#### Supplied material
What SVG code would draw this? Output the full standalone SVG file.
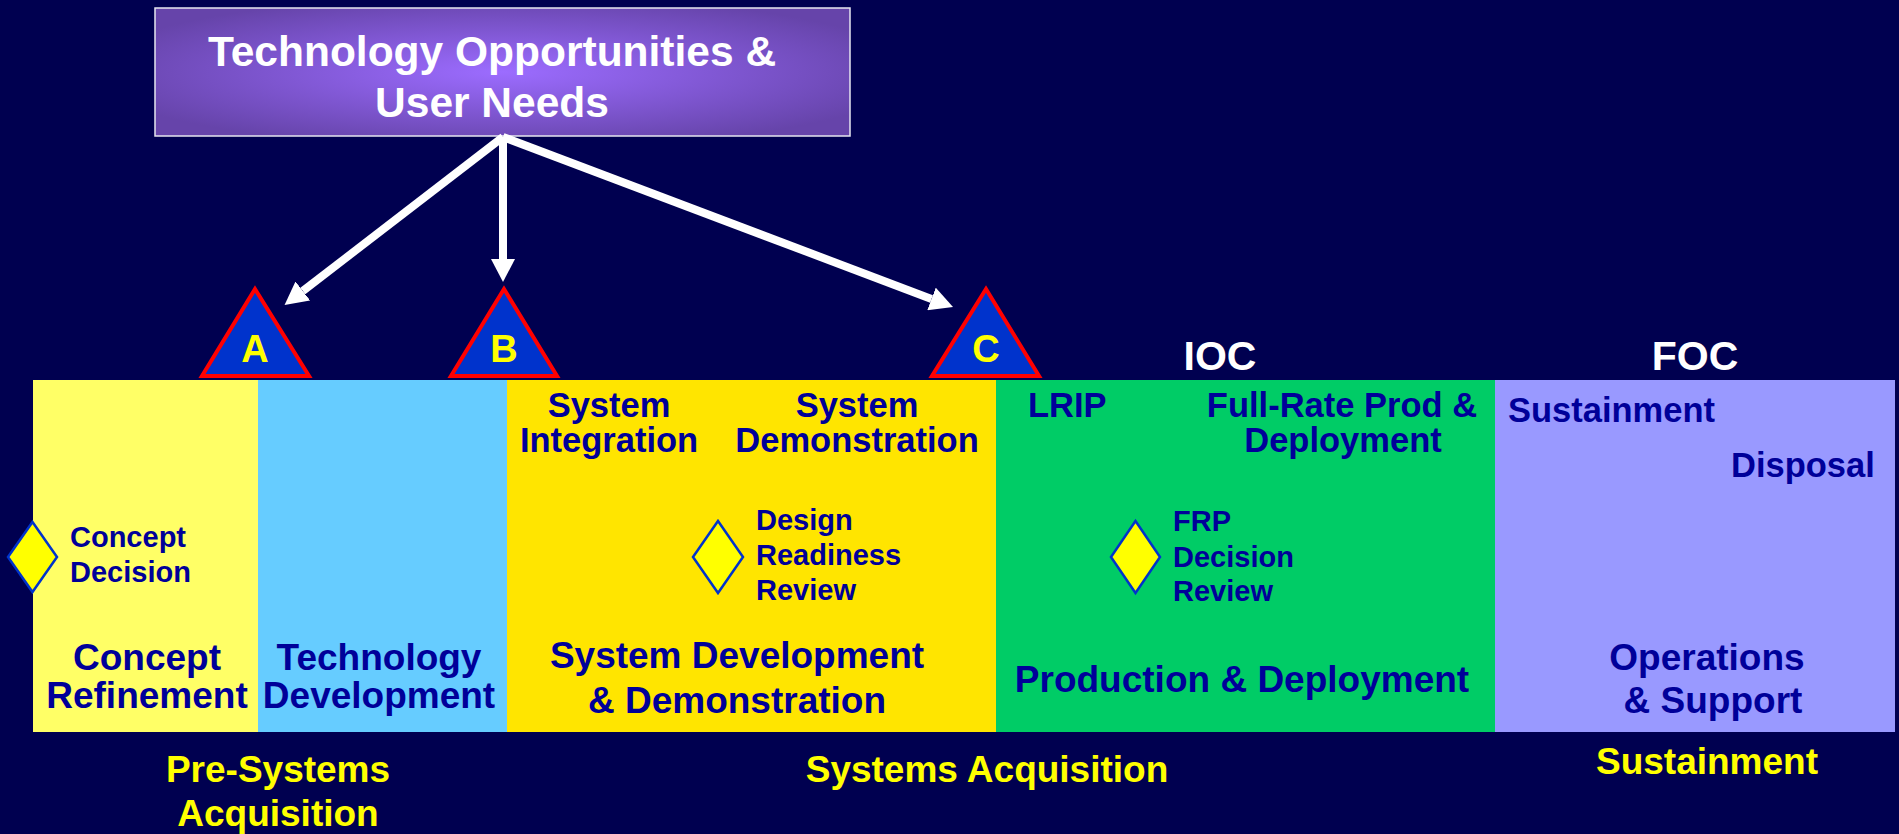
<svg xmlns="http://www.w3.org/2000/svg" width="1899" height="834" viewBox="0 0 1899 834">
<defs>
<radialGradient id="topgrad" cx="0.5" cy="0.5" r="0.6">
<stop offset="0" stop-color="#9c6cff"/>
<stop offset="1" stop-color="#6644aa"/>
</radialGradient>
<marker id="ah" markerUnits="userSpaceOnUse" markerWidth="23" markerHeight="24" refX="0" refY="12" orient="auto" viewBox="0 0 23 24">
<path d="M0,0 L23,12 L0,24 z" fill="#ffffff"/>
</marker>
</defs>
<style>
text{font-family:"Liberation Sans",Arial,sans-serif;font-weight:bold}
.b{fill:#000099}
.big{font-size:37px}
.mid{font-size:34.5px}
.sm{font-size:29px}
.ph{font-size:37px}
.y{fill:#ffff00}
.w{fill:#ffffff}
.tri{fill:#0033cc;stroke:#ff0000;stroke-width:4;stroke-linejoin:miter}
.dia{fill:#ffff00;stroke:#0033cc;stroke-width:2.5}
.conn{stroke:#ffffff;stroke-width:8;fill:none;marker-end:url(#ah)}
</style>
<rect x="0" y="0" width="1899" height="834" fill="#000050"/>

<g id="top">
<rect x="155" y="8" width="695" height="128" fill="url(#topgrad)" stroke="#e6e6f0" stroke-width="1.5"/>
<text class="w" x="492" y="66" font-size="42.5" text-anchor="middle">Technology Opportunities &amp;</text>
<text class="w" x="492" y="117" font-size="42.5" text-anchor="middle">User Needs</text>
</g>

<g id="connectors">
<line class="conn" x1="503" y1="137" x2="302.8" y2="291"/>
<line class="conn" x1="503" y1="137" x2="503" y2="259"/>
<line class="conn" x1="503" y1="137" x2="931.5" y2="298.9"/>
</g>

<g id="concept">
<rect x="33" y="380" width="225" height="352" fill="#ffff66"/>
<text class="b big" x="147" y="670" text-anchor="middle">Concept</text>
<text class="b big" x="147" y="708" text-anchor="middle">Refinement</text>
</g>
<g id="techdev">
<rect x="258" y="380" width="249" height="352" fill="#66ccff"/>
<text class="b big" x="379" y="670" text-anchor="middle">Technology</text>
<text class="b big" x="379" y="708" text-anchor="middle">Development</text>
</g>
<g id="sdd">
<rect x="507" y="380" width="489" height="352" fill="#ffe500"/>
<text class="b mid" x="609" y="417" text-anchor="middle">System</text>
<text class="b mid" x="609" y="452" text-anchor="middle">Integration</text>
<text class="b mid" x="857" y="417" text-anchor="middle">System</text>
<text class="b mid" x="857" y="452" text-anchor="middle">Demonstration</text>
<text class="b big" x="737" y="668" text-anchor="middle">System Development</text>
<text class="b big" x="737" y="713" text-anchor="middle">&amp; Demonstration</text>
</g>
<g id="pd">
<rect x="996" y="380" width="499" height="352" fill="#00cc66"/>
<text class="b mid" x="1028" y="417">LRIP</text>
<text class="b mid" x="1342" y="417" text-anchor="middle">Full-Rate Prod &amp;</text>
<text class="b mid" x="1343" y="452" text-anchor="middle">Deployment</text>
<text class="b big" x="1242" y="692" text-anchor="middle">Production &amp; Deployment</text>
</g>
<g id="os">
<rect x="1495" y="380" width="400" height="352" fill="#9999ff"/>
<text class="b mid" x="1508" y="422">Sustainment</text>
<text class="b mid" x="1731" y="477">Disposal</text>
<text class="b big" x="1707" y="670" text-anchor="middle">Operations</text>
<text class="b big" x="1713" y="713" text-anchor="middle">&amp; Support</text>
</g>

<g id="milestoneA">
<polygon class="tri" points="255,289 202,376 309,376"/>
<text class="y" x="255" y="362" font-size="38" text-anchor="middle">A</text>
</g>
<g id="milestoneB">
<polygon class="tri" points="504,289 451,376 557,376"/>
<text class="y" x="504" y="362" font-size="38" text-anchor="middle">B</text>
</g>
<g id="milestoneC">
<polygon class="tri" points="986,289 932,376 1039,376"/>
<text class="y" x="986" y="362" font-size="38" text-anchor="middle">C</text>
</g>

<g id="ioc"><text class="w" x="1220" y="370" font-size="41" text-anchor="middle">IOC</text></g>
<g id="foc"><text class="w" x="1695" y="370" font-size="41" text-anchor="middle">FOC</text></g>

<g id="conceptDecision">
<polygon class="dia" points="32.5,522 57,557 32.5,592 8,557"/>
<text class="b sm" x="70" y="547">Concept</text>
<text class="b sm" x="70" y="582">Decision</text>
</g>
<g id="drr">
<polygon class="dia" points="718,521 743,557 718,593 693,557"/>
<text class="b sm" x="756" y="530">Design</text>
<text class="b sm" x="756" y="565">Readiness</text>
<text class="b sm" x="756" y="600">Review</text>
</g>
<g id="frp">
<polygon class="dia" points="1135.5,521 1160,557 1135.5,593 1111,557"/>
<text class="b sm" x="1173" y="531">FRP</text>
<text class="b sm" x="1173" y="567">Decision</text>
<text class="b sm" x="1173" y="601">Review</text>
</g>

<g id="phases">
<text class="y ph" x="278" y="782" text-anchor="middle">Pre-Systems</text>
<text class="y ph" x="278" y="826" text-anchor="middle">Acquisition</text>
<text class="y ph" x="987" y="782" text-anchor="middle">Systems Acquisition</text>
<text class="y ph" x="1707" y="774" text-anchor="middle">Sustainment</text>
</g>
</svg>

#### Work instructions
Return the listing above word for word, with the pictures removed.

#### Full answer
What SVG code would draw this? Output the full standalone SVG file.
<svg xmlns="http://www.w3.org/2000/svg" width="1899" height="834" viewBox="0 0 1899 834">
<defs>
<radialGradient id="topgrad" cx="0.5" cy="0.5" r="0.6">
<stop offset="0" stop-color="#9c6cff"/>
<stop offset="1" stop-color="#6644aa"/>
</radialGradient>
<marker id="ah" markerUnits="userSpaceOnUse" markerWidth="23" markerHeight="24" refX="0" refY="12" orient="auto" viewBox="0 0 23 24">
<path d="M0,0 L23,12 L0,24 z" fill="#ffffff"/>
</marker>
</defs>
<style>
text{font-family:"Liberation Sans",Arial,sans-serif;font-weight:bold}
.b{fill:#000099}
.big{font-size:37px}
.mid{font-size:34.5px}
.sm{font-size:29px}
.ph{font-size:37px}
.y{fill:#ffff00}
.w{fill:#ffffff}
.tri{fill:#0033cc;stroke:#ff0000;stroke-width:4;stroke-linejoin:miter}
.dia{fill:#ffff00;stroke:#0033cc;stroke-width:2.5}
.conn{stroke:#ffffff;stroke-width:8;fill:none;marker-end:url(#ah)}
</style>
<rect x="0" y="0" width="1899" height="834" fill="#000050"/>

<g id="top">
<rect x="155" y="8" width="695" height="128" fill="url(#topgrad)" stroke="#e6e6f0" stroke-width="1.5"/>
<text class="w" x="492" y="66" font-size="42.5" text-anchor="middle">Technology Opportunities &amp;</text>
<text class="w" x="492" y="117" font-size="42.5" text-anchor="middle">User Needs</text>
</g>

<g id="connectors">
<line class="conn" x1="503" y1="137" x2="302.8" y2="291"/>
<line class="conn" x1="503" y1="137" x2="503" y2="259"/>
<line class="conn" x1="503" y1="137" x2="931.5" y2="298.9"/>
</g>

<g id="concept">
<rect x="33" y="380" width="225" height="352" fill="#ffff66"/>
<text class="b big" x="147" y="670" text-anchor="middle">Concept</text>
<text class="b big" x="147" y="708" text-anchor="middle">Refinement</text>
</g>
<g id="techdev">
<rect x="258" y="380" width="249" height="352" fill="#66ccff"/>
<text class="b big" x="379" y="670" text-anchor="middle">Technology</text>
<text class="b big" x="379" y="708" text-anchor="middle">Development</text>
</g>
<g id="sdd">
<rect x="507" y="380" width="489" height="352" fill="#ffe500"/>
<text class="b mid" x="609" y="417" text-anchor="middle">System</text>
<text class="b mid" x="609" y="452" text-anchor="middle">Integration</text>
<text class="b mid" x="857" y="417" text-anchor="middle">System</text>
<text class="b mid" x="857" y="452" text-anchor="middle">Demonstration</text>
<text class="b big" x="737" y="668" text-anchor="middle">System Development</text>
<text class="b big" x="737" y="713" text-anchor="middle">&amp; Demonstration</text>
</g>
<g id="pd">
<rect x="996" y="380" width="499" height="352" fill="#00cc66"/>
<text class="b mid" x="1028" y="417">LRIP</text>
<text class="b mid" x="1342" y="417" text-anchor="middle">Full-Rate Prod &amp;</text>
<text class="b mid" x="1343" y="452" text-anchor="middle">Deployment</text>
<text class="b big" x="1242" y="692" text-anchor="middle">Production &amp; Deployment</text>
</g>
<g id="os">
<rect x="1495" y="380" width="400" height="352" fill="#9999ff"/>
<text class="b mid" x="1508" y="422">Sustainment</text>
<text class="b mid" x="1731" y="477">Disposal</text>
<text class="b big" x="1707" y="670" text-anchor="middle">Operations</text>
<text class="b big" x="1713" y="713" text-anchor="middle">&amp; Support</text>
</g>

<g id="milestoneA">
<polygon class="tri" points="255,289 202,376 309,376"/>
<text class="y" x="255" y="362" font-size="38" text-anchor="middle">A</text>
</g>
<g id="milestoneB">
<polygon class="tri" points="504,289 451,376 557,376"/>
<text class="y" x="504" y="362" font-size="38" text-anchor="middle">B</text>
</g>
<g id="milestoneC">
<polygon class="tri" points="986,289 932,376 1039,376"/>
<text class="y" x="986" y="362" font-size="38" text-anchor="middle">C</text>
</g>

<g id="ioc"><text class="w" x="1220" y="370" font-size="41" text-anchor="middle">IOC</text></g>
<g id="foc"><text class="w" x="1695" y="370" font-size="41" text-anchor="middle">FOC</text></g>

<g id="conceptDecision">
<polygon class="dia" points="32.5,522 57,557 32.5,592 8,557"/>
<text class="b sm" x="70" y="547">Concept</text>
<text class="b sm" x="70" y="582">Decision</text>
</g>
<g id="drr">
<polygon class="dia" points="718,521 743,557 718,593 693,557"/>
<text class="b sm" x="756" y="530">Design</text>
<text class="b sm" x="756" y="565">Readiness</text>
<text class="b sm" x="756" y="600">Review</text>
</g>
<g id="frp">
<polygon class="dia" points="1135.5,521 1160,557 1135.5,593 1111,557"/>
<text class="b sm" x="1173" y="531">FRP</text>
<text class="b sm" x="1173" y="567">Decision</text>
<text class="b sm" x="1173" y="601">Review</text>
</g>

<g id="phases">
<text class="y ph" x="278" y="782" text-anchor="middle">Pre-Systems</text>
<text class="y ph" x="278" y="826" text-anchor="middle">Acquisition</text>
<text class="y ph" x="987" y="782" text-anchor="middle">Systems Acquisition</text>
<text class="y ph" x="1707" y="774" text-anchor="middle">Sustainment</text>
</g>
</svg>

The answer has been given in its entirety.